On s’aperçoit également que face aux dimensions que prend la pandémie, seuls des pouvoirs publics en état de marche (des fonctionnaires, donc) et des ressources publiques en quantité (au diable l’obsession des déficits, donc) sont en mesure d’assurer le bien commun, et pas seulement dans le domaine de la santé ou du soin. On voit, comme lors de la crise des « subprimes » de 2008, les « marchés financiers », d’ordinaire très tatillons lorsqu’un état s’avise d’accroître ses dépenses, tendre fiévreusement leur sébile afin que pleuvent les centaines de milliards d’Euros qui sauveront ces putains d’institutions « too big to fail ».
Enfin, au confluent de ce retour en grâce de l’humain d’une part et de la dépense des états d’autre part, bien sûr il y a la santé publique: que ce soit en Europe, où des pays comme l’Italie ou la France ont rogné sur le nombre de lits d’hôpitaux publics et de soignants, ou aux Etats-Unis où l’assurance-maladie est une option, on se rend compte qu’un virus ne vérifie pas le compte en banque de ses victimes avant de les frapper: les pauvres étant évidemment plus nombreux que les riches, si un système de santé ne prend vraiment soin que de ces derniers, ils auront des soucis à se faire, à moins d’imaginer un apartheid social total.

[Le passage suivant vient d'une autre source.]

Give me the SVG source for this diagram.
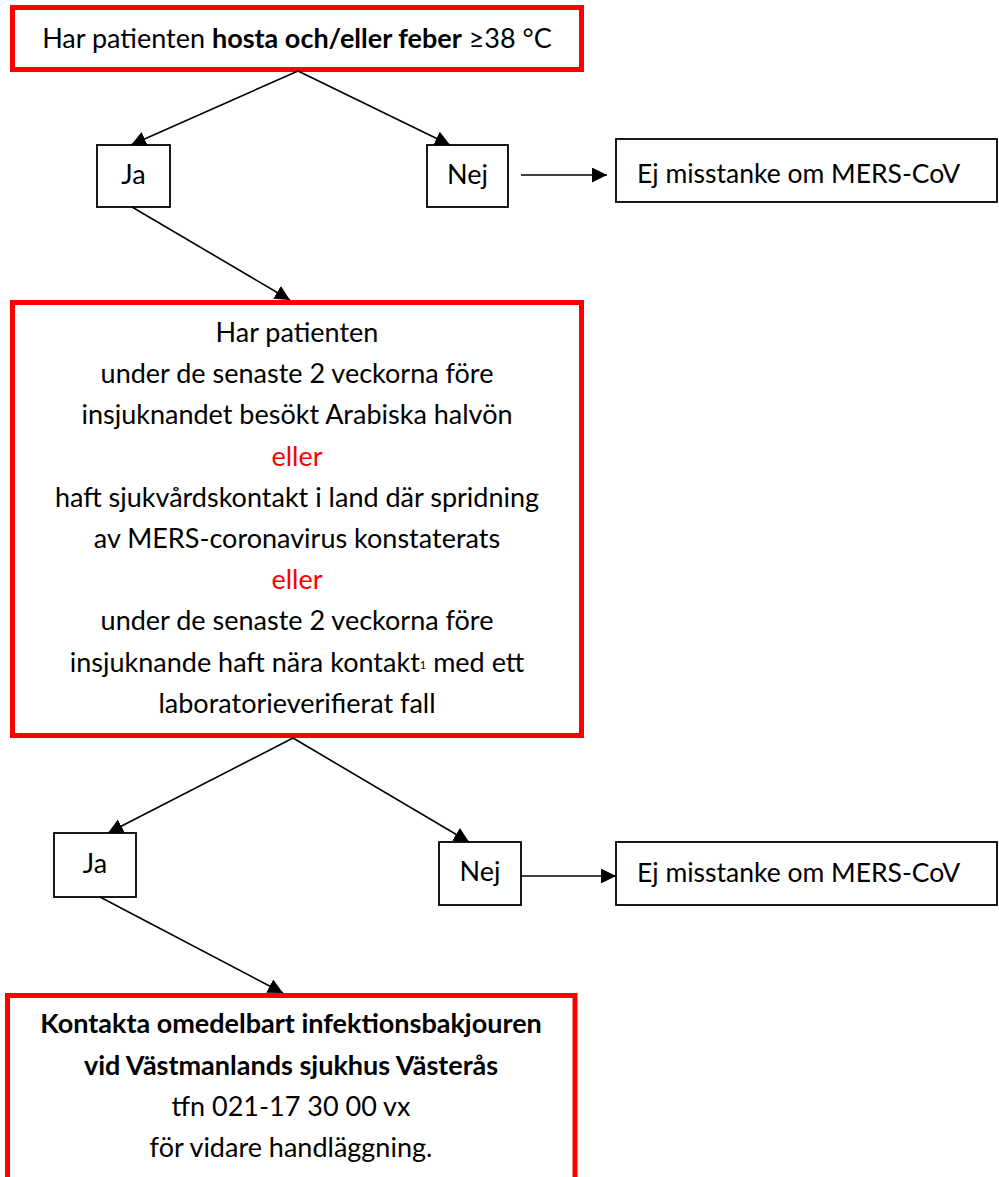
<svg xmlns="http://www.w3.org/2000/svg" width="999" height="1177" viewBox="0 0 999 1177">
<style>
text{font-family:Lato,"Liberation Sans",sans-serif;fill:#000;}
.t{font-size:27px;text-anchor:middle;}
.s{font-size:26.5px;}
.b{font-weight:bold;}
.red{fill:#ff0000;}
.rbox{fill:#fff;stroke:#ff0000;stroke-width:5;}
.box{fill:#fff;stroke:#000;stroke-width:1.8;}
.con{stroke:#000;stroke-width:1.6;fill:none;marker-end:url(#ah);}
</style>
<defs>
<marker id="ah" markerUnits="userSpaceOnUse" markerWidth="16" markerHeight="16" refX="15" refY="7.5" orient="auto">
<path d="M0,0 L15,7.5 L0,15 z" fill="#000"/>
</marker>
</defs>
<g id="q1">
<rect class="rbox" x="12.5" y="7.5" width="569" height="62"/>
<text class="t" x="297" y="48">Har patienten <tspan class="b">hosta och/eller feber</tspan> ≥38 °C</text>
</g>
<g id="ja1">
<rect class="box" x="97" y="145" width="73" height="62"/>
<text class="t" x="133.5" y="184">Ja</text>
</g>
<g id="nej1">
<rect class="box" x="427" y="145" width="81" height="62"/>
<text class="t" x="467.5" y="184">Nej</text>
</g>
<g id="ej1">
<rect class="box" x="616" y="139" width="381" height="63"/>
<text class="s" x="637" y="183">Ej misstanke om MERS-CoV</text>
</g>
<g id="q2">
<rect class="rbox" x="12.5" y="302.5" width="569" height="433"/>
<text class="t" x="297" y="342">Har patienten</text>
<text class="t" x="297" y="383.2">under de senaste 2 veckorna före</text>
<text class="t" x="297" y="424.4">insjuknandet besökt Arabiska halvön</text>
<text class="t red" x="297" y="465.6">eller</text>
<text class="t" x="297" y="506.8">haft sjukvårdskontakt i land där spridning</text>
<text class="t" x="297" y="548">av MERS-coronavirus konstaterats</text>
<text class="t red" x="297" y="589.2">eller</text>
<text class="t" x="297" y="630.4">under de senaste 2 veckorna före</text>
<text class="t" x="297" y="671.6">insjuknande haft nära kontakt<tspan font-size="11" dy="-3">1</tspan><tspan dy="3"> med ett</tspan></text>
<text class="t" x="297" y="712.8">laboratorieverifierat fall</text>
</g>
<g id="ja2">
<rect class="box" x="54" y="833" width="82" height="64"/>
<text class="t" x="95" y="873">Ja</text>
</g>
<g id="nej2">
<rect class="box" x="439" y="842" width="82" height="63"/>
<text class="t" x="480" y="881">Nej</text>
</g>
<g id="ej2">
<rect class="box" x="616" y="842" width="381" height="63"/>
<text class="s" x="637" y="882">Ej misstanke om MERS-CoV</text>
</g>
<g id="action">
<path d="M7.5,1185 V995.5 H575 V1185" fill="#fff" stroke="#ff0000" stroke-width="5"/>
<text class="t b" x="291" y="1033">Kontakta omedelbart infektionsbakjouren</text>
<text class="t b" x="291" y="1075">vid Västmanlands sjukhus Västerås</text>
<text class="t" x="291" y="1116">tfn 021-17 30 00 vx</text>
<text class="t" x="291" y="1157">för vidare handläggning.</text>
</g>
<g id="connectors">
<line class="con" x1="298" y1="71" x2="131" y2="145"/>
<line class="con" x1="298" y1="71" x2="450" y2="145"/>
<line class="con" x1="521" y1="175" x2="607" y2="175"/>
<line class="con" x1="132" y1="207" x2="290" y2="300"/>
<line class="con" x1="293" y1="738" x2="108" y2="833"/>
<line class="con" x1="293" y1="738" x2="469" y2="842"/>
<line class="con" x1="521" y1="876" x2="616" y2="876"/>
<line class="con" x1="100" y1="897" x2="283" y2="993"/>
</g>
</svg>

Le président Macron l’a dit à ses concitoyens lors d’une adresse solennelle le 16 Mars dernier: « (…) le jour d’après, quand nous aurons gagné, ce ne sera pas un retour au jour d’avant. Nous serons plus forts moralement, nous aurons appris et je saurai aussi avec vous en tirer toutes les conséquences, toutes les conséquences. » Ah bon. Opportunisme? Ou la secousse serait donc si forte que même un zélote de l’économie capitaliste financiarisée comme Macron l’aurait ressentie? Quoiqu’il en soit, il semble qu’on mette au moins temporairement sur « pause » le mantra des « réformes nécessaires », tel est disrupté qui se croyait disrupteur, la « Start-up nation » a le « process » qui tousse.
On les avait prévenus, leur sytème allait dans le mur, mais ils tenaient bon. Alors si le Covid-19 est une vraie saloperie, on se consolera un peu à l’idée que pour beaucoup de salopards, c’est un coup de tonnerre dans un ciel d’azur. Une mouche dans le lait.